Regulatory changes and evolving technical standards in the power sector require continuous product adaptation. Updates by State Grid, Southern Power Grid, and technical committees (e.g., China Electric Power Research Institute) tighten security, interoperability, and testing requirements for secondary systems and smart distribution terminals. Failure to meet updated standards or pass mandated tests can disqualify products from major tenders and eliminate access to large institutional buyers.
International expansion is also sensitive to regulatory and certification shifts. Target markets such as India and multiple European countries have distinct type-approval, EMC, and safety certification regimes; trade barriers, tariffs, or sudden changes in certification requirements could delay market entry or increase compliance costs by an estimated 1-2% of overseas revenue. Operating in 80+ countries exposes the company to varying non-tariff barriers and certification lead times of 3-12 months per market.
Macroeconomic risks and potential shifts in national infrastructure priorities could materially affect demand. While 2025 saw record grid investment and a robust order book for Dongfang, any reorientation of fiscal policy away from infrastructure or a slowdown in renewable energy installations could reduce urgency for digital grid upgrades. The company's backlog concentration and revenue realization are contingent on continuation of the current investment cycle; a 10-30% reduction in national grid CAPEX would likely translate to a proportional decline in new orders for multi-year cycles.
Currency volatility and international economic weakness threaten profitability for overseas engineering and supply chain operations. With operations in over 80 countries, fluctuations in USD, EUR, INR and regional currencies can impact margins; a sustained 5-10% adverse currency movement could reduce reported net profit by an estimated 0.5-1.5 percentage points, depending on hedging effectiveness.

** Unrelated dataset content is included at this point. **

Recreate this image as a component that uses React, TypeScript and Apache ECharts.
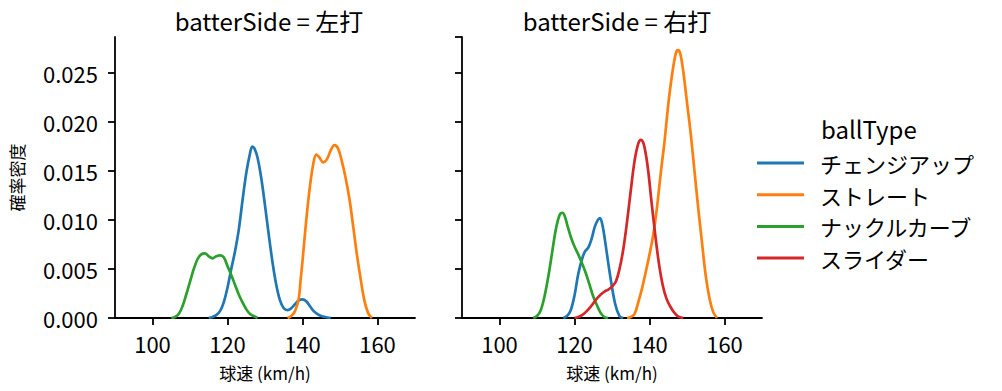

| Threat | Key Metrics / Data | Estimated Impact on Margins | Likelihood (12-24 months) |
|---|---|---|---|
| Competitive pricing pressure | Gross margin 30.67%; R&D spend 4-6% of revenue; peers with larger scale | -200 to -400 bps on gross margin if price competition intensifies | High |
| Commodity price spikes (copper, steel) | Projected 6-9% copper demand growth 2025; steel +3-7% price pressure | -100 to -300 bps on net profit margin (9.38% baseline) | Medium-High |
| Semiconductor supply disruptions | High-end chips single-source risk; lead times 12-24 weeks | Revenue deferral; project delays affecting quarterly recognition | Medium |
| Regulatory/technical standard changes | Mandatory tests by China Electric Power Research Institute; market-specific certifications | Loss of tender eligibility; incremental compliance costs 1-2% of revenue | Medium |
| Macro/infrastructure policy shifts | Order book concentration; dependence on national CAPEX cycles | Potential 10-30% reduction in new orders under policy shift | Medium |
| Currency and international market risks | Operations in 80+ countries; exposure to USD, EUR, INR | -0.5 to -1.5 percentage points on net profit per 5-10% adverse FX move | Medium |
Mitigating these threats requires strategic capital allocation to R&D, diversified supplier sourcing for critical components, active commodity hedging policies, accelerated certification pipelines for overseas markets, and scenario planning for CAPEX cycles. Absent effective mitigation, the combined effect of competitive pricing, input-cost inflation, regulatory changes, and macro shocks could erode the company's reported gross margin (30.67%) and net profit margin (9.38%) and delay realization of the record order book.